Disney World with the babies. You finally getting to ride Peter Pan, the Matterhorn, and Everest with me for the first time. Just watching you enjoy and experience it all for the first time. Animal Kingdom in general–being able to have an animal fanatic by my side marveling at all of it. Walking around Epcot with you and my family.

Arcad-ing with you. Watching you do the claw machines and the block game.
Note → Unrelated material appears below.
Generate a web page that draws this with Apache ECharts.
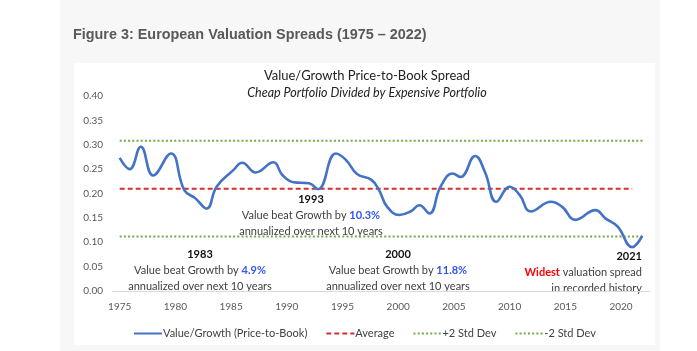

You winning me all the prizes and helping me decide what to get at the end.

Going to the animal sanctuary with you and dreaming up our own animal rescue once we win the lottery.

All of the days only you could keep me together when I was heartbroken over not being able to give you a child.

Finally being able to decorate the spare bedroom as a nursery.

You coming with me to craft shows even though you hated it and out-selling me every time.

Every time I left toe prints on your window.

The first time you felt each of our babies kick.

All the shows we’ve binged together. How you hate watching the final episode in any show we watch because you don’t want it to end.

Our pillow talks that still can last for hours.

Every time we read each others’ minds.

Our car dances–which incidentally will come in very handy when we want to embarrass our children.

More recently, when my feet started swelling.

How you fall asleep holding my belly even though it’s not very comfortable.

I never want us to forget that before these babies, there was you and me. Just two kids growing up together–exploring life, falling down and getting back up. Before the love we have for these little ones, there was the great love we’ve built together. I absolutely cannot wait for this next part of our lives together, but, God, what we’ve had so far has been so beautiful. I’m so grateful for our days spent as the two of us. It was the time my heart needed–truly.

I love you more than you could possibly know, my husband, my friend, and the soon to be father to my babies.